Wednesday, May 20, 2015

The Soundtrack of Tonga

                                                      The hotel where we stayed -  "Little Italy"

We saw much beauty while we were in Tonga - especially the gorgeous sunrises and some truly stunning beaches.  But I also want to remember the sounds of our time there.  

We laughed about the music that would be playing in the hotel dining room each morning when we went down for breakfast.  On the first day it was almost all old Elvis Presley songs.  The next day we had the following playlist:

Doris Day - Que Sera Sera
Bob Marley - Don't Worry, Be Happy
Journey  - Don't Stop Believing
Then some Italian opera song, followed by Latin Salsa
followed by  Dean Martin - Volare and then "There's a Party" - not sure of the artist.

Talk about random mix of genres!

We were cracking up at the selection, making wild guesses about what would be next after each song.
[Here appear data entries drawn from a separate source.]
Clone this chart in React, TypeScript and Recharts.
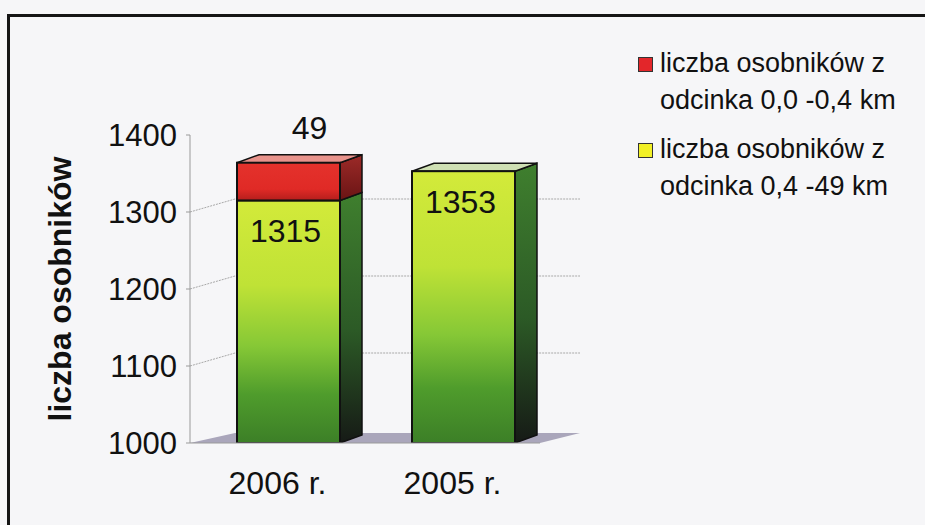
import { Bar, BarChart, CartesianGrid, Label, LabelList, XAxis, YAxis } from 'recharts'

const categories = ['2006 r.', '2005 r.']
// liczba osobników z odcinka 0,4 - 49 km
const odcinekDalszy = [1315, 1353]
// liczba osobników z odcinka 0,0 - 0,4 km
const odcinekBliski = [49, 0]
const yTicks = [1000, 1100, 1200, 1300, 1400]
const legendItems = [
  { lines: ['liczba osobników z', 'odcinka 0,0 -0,4 km'], color: '#e3262a' },
  { lines: ['liczba osobników z', 'odcinka 0,4 -49 km'], color: '#f2f026' },
]

const data = categories.map((name, i) => ({
  name,
  dalszy: odcinekDalszy[i],
  bliski: odcinekBliski[i],
}))

const FONT = '"Liberation Sans", Arial, sans-serif'
const W = 925
const H = 525
const MARGIN = { top: 135, right: 385, bottom: 32, left: 110 }
const X_AXIS_H = 50
const PLOT_TOP = MARGIN.top
const PLOT_BOTTOM = H - MARGIN.bottom - X_AXIS_H

// 3d look
const DX = 22
const DY = 8
const SHIFT = 11
const WALL_DX = 45
const WALL_DY = 13

function bottomOf(p: any) {
  const b = p.background ? p.background.y + p.background.height : PLOT_BOTTOM
  return Math.min(p.y + p.height, b)
}

function GreenShape(p: any) {
  const { y, width, payload } = p
  const x = p.x + SHIFT
  const bottom = bottomOf(p)
  if (bottom - y < 0.5) return null
  const right = x + width
  return (
    <g>
      <polygon
        points={`${right},${y} ${right + DX},${y - DY} ${right + DX},${bottom - DY} ${right},${bottom}`}
        fill="url(#greenSide)"
        stroke="#111"
        strokeWidth={1.5}
      />
      {payload.bliski === 0 && (
        <polygon
          points={`${x},${y} ${x + DX},${y - DY} ${right + DX},${y - DY} ${right},${y}`}
          fill="#cfe0b4"
          stroke="#111"
          strokeWidth={1.5}
        />
      )}
      <rect x={x} y={y} width={width} height={bottom - y} fill="url(#greenFront)" stroke="#111" strokeWidth={2} />
    </g>
  )
}

function RedShape(p: any) {
  const { y, width } = p
  const x = p.x + SHIFT
  const bottom = bottomOf(p)
  if (bottom - y < 0.5) return null
  const right = x + width
  return (
    <g>
      <polygon
        points={`${right},${y} ${right + DX},${y - DY} ${right + DX},${bottom - DY} ${right},${bottom}`}
        fill="url(#redSide)"
        stroke="#111"
        strokeWidth={1.5}
      />
      <polygon
        points={`${x},${y} ${x + DX},${y - DY} ${right + DX},${y - DY} ${right},${y}`}
        fill="#e8938c"
        stroke="#111"
        strokeWidth={1.5}
      />
      <rect x={x} y={y} width={width} height={bottom - y} fill="url(#redFront)" stroke="#111" strokeWidth={2} />
    </g>
  )
}

function wallLine(p: any) {
  const { x1, x2, y1, index } = p
  if (Math.abs(y1 - PLOT_TOP) < 1) return <g key={`wall-${index}`} />
  if (Math.abs(y1 - PLOT_BOTTOM) < 1) {
    return (
      <polygon
        key={`wall-${index}`}
        points={`${x1},${y1} ${x2},${y1} ${x2 + WALL_DX - 5},${y1 - WALL_DY + 3} ${x1 + WALL_DX},${y1 - WALL_DY + 3}`}
        fill="#aaa6bb"
      />
    )
  }
  return (
    <path
      key={`wall-${index}`}
      d={`M${x1},${y1} L${x1 + WALL_DX},${y1 - WALL_DY} L${x2 + WALL_DX - 5},${y1 - WALL_DY}`}
      stroke="#a8a8a8"
      strokeDasharray="2 1"
      fill="none"
    />
  )
}

function innerLabel(p: any) {
  const { x, y, width, value } = p
  if (!value) return null
  return (
    <text x={x + SHIFT + width / 2 - 3} y={y + 31} textAnchor="middle" dominantBaseline="central" fontSize={32} fill="#111" fontFamily={FONT}>
      {value}
    </text>
  )
}

function topLabel(p: any) {
  const { x, y, width, value } = p
  if (!value) return null
  return (
    <text x={x + SHIFT + width / 2 + 21} y={y - 35} textAnchor="middle" dominantBaseline="central" fontSize={32} fill="#111" fontFamily={FONT}>
      {value}
    </text>
  )
}

export default function App() {
  return (
    <div style={{ position: 'absolute', left: 0, top: 0, width: W, height: H, background: '#f6f6f8', overflow: 'hidden', fontFamily: FONT }}>
      <div style={{ position: 'absolute', left: 7, top: 14, width: 940, height: 540, border: '3px solid #151515' }} />
      <div style={{ position: 'absolute', left: 0, top: 0 }}>
        <BarChart width={W} height={H} data={data} margin={MARGIN} barSize={103}>
          <defs>
            <linearGradient id="greenFront" x1="0" y1="0" x2="0" y2="1">
              <stop offset="0%" stopColor="#d3ea3a" />
              <stop offset="35%" stopColor="#bfe236" />
              <stop offset="60%" stopColor="#86c836" />
              <stop offset="80%" stopColor="#4f9c2c" />
              <stop offset="100%" stopColor="#3c7f27" />
            </linearGradient>
            <linearGradient id="greenSide" x1="0" y1="0" x2="0" y2="1">
              <stop offset="0%" stopColor="#3f7f2e" />
              <stop offset="55%" stopColor="#2c5a26" />
              <stop offset="100%" stopColor="#161a16" />
            </linearGradient>
            <linearGradient id="redFront" x1="0" y1="0" x2="0" y2="1">
              <stop offset="0%" stopColor="#e4322c" />
              <stop offset="70%" stopColor="#e02a26" />
              <stop offset="100%" stopColor="#b41e1c" />
            </linearGradient>
            <linearGradient id="redSide" x1="0" y1="0" x2="0" y2="1">
              <stop offset="0%" stopColor="#9c2a28" />
              <stop offset="100%" stopColor="#6a1414" />
            </linearGradient>
          </defs>
          <CartesianGrid vertical={false} horizontal={wallLine} />
          <XAxis
            dataKey="name"
            height={X_AXIS_H}
            interval={0}
            axisLine={{ stroke: '#9a9a9a' }}
            tickLine={false}
            tickMargin={22}
            tick={{ fontSize: 32, fill: '#111', fontFamily: FONT }}
          />
          <YAxis
            domain={[1000, 1400]}
            ticks={yTicks}
            allowDataOverflow
            width={80}
            axisLine={{ stroke: '#9a9a9a' }}
            tickLine={{ stroke: '#9a9a9a' }}
            tickSize={4}
            tickMargin={9}
            tick={{ fontSize: 31, fill: '#111', fontFamily: FONT }}
          >
            <Label
              content={(lp: any) => {
                const vb = lp.viewBox
                const cx = vb.x - 50
                const cy = vb.y + vb.height / 2
                return (
                  <text
                    x={cx}
                    y={cy}
                    transform={`rotate(-90, ${cx}, ${cy})`}
                    textAnchor="middle"
                    dominantBaseline="central"
                    fontSize={32}
                    fontWeight="bold"
                    fill="#111"
                    fontFamily={FONT}
                  >
                    liczba osobników
                  </text>
                )
              }}
            />
          </YAxis>
          <Bar dataKey="dalszy" stackId="a" shape={GreenShape} isAnimationActive={false}>
            <LabelList dataKey="dalszy" content={innerLabel} />
          </Bar>
          <Bar dataKey="bliski" stackId="a" shape={RedShape} isAnimationActive={false}>
            <LabelList dataKey="bliski" content={topLabel} />
          </Bar>
        </BarChart>
      </div>
      <div style={{ position: 'absolute', left: 636, top: 45, color: '#111', fontSize: 27, lineHeight: '37px' }}>
        {legendItems.map((item, i) => (
          <div key={i} style={{ position: 'relative', paddingLeft: 24, marginBottom: i === 0 ? 12 : 0 }}>
            <span
              style={{
                position: 'absolute',
                left: 2,
                top: 12,
                width: 13,
                height: 13,
                background: item.color,
                border: '1px solid #333',
              }}
            />
            {item.lines.map((l, j) => (
              <div key={j} style={{ whiteSpace: 'nowrap' }}>
                {l}
              </div>
            ))}
          </div>
        ))}
      </div>
    </div>
  )
}
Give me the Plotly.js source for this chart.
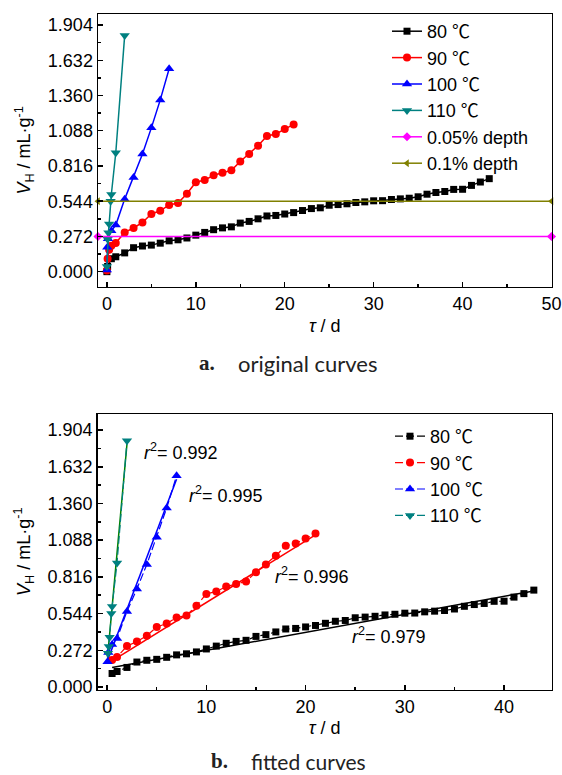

Here are a few images from the hotel:


I described a bit more about the sounds of  Tonga is a letter home to an old friend:

In one passage of that letter I said:

"Yesterday as we did some training in one of the Family History Centers we kept hearing the rhythmic tap tap tap of village women making tapa cloth. Then that evening at a meeting held for stake presidents we kept hearing sounds of choir practice drifting over from another part of the church with their stunning a cappella harmonies. It was like being surrounded by angels and the gentle breeze off the ocean felt like the breath of God. Unfamiliar birds chatter in the trees, with sounds more brilliant than their plumage, against a backdrop of the ever present swish of the ocean as tides lull in and out. All these and more swirl together in our heads as the soundtrack of this place. Add to that late night rooster crowing from midnight till 3AM (what's up with that?), barking dogs and squealing pigs...we are at times on sensory overload. I find myself longing for stillness, to more fully ponder all we are encountering here."

I could definitely do without the late night animal noises. But the sound I will remember most of all is the singing of the Tongan people.

Here is just a small sample:

The music my heart will remember the most will be from the evening we trained leaders from the  Nuku'alfo North Stake.  We met at the Matavaimo'ui Stake Center. The feeling in the room that night was so powerful, and their singing locked those impressions into my mind.

I will remember the laughter of children.  I will remember the sounds of the sea.
But most of all, I will remember the singing.

It it something I will carry with me, I hope, for many years to come.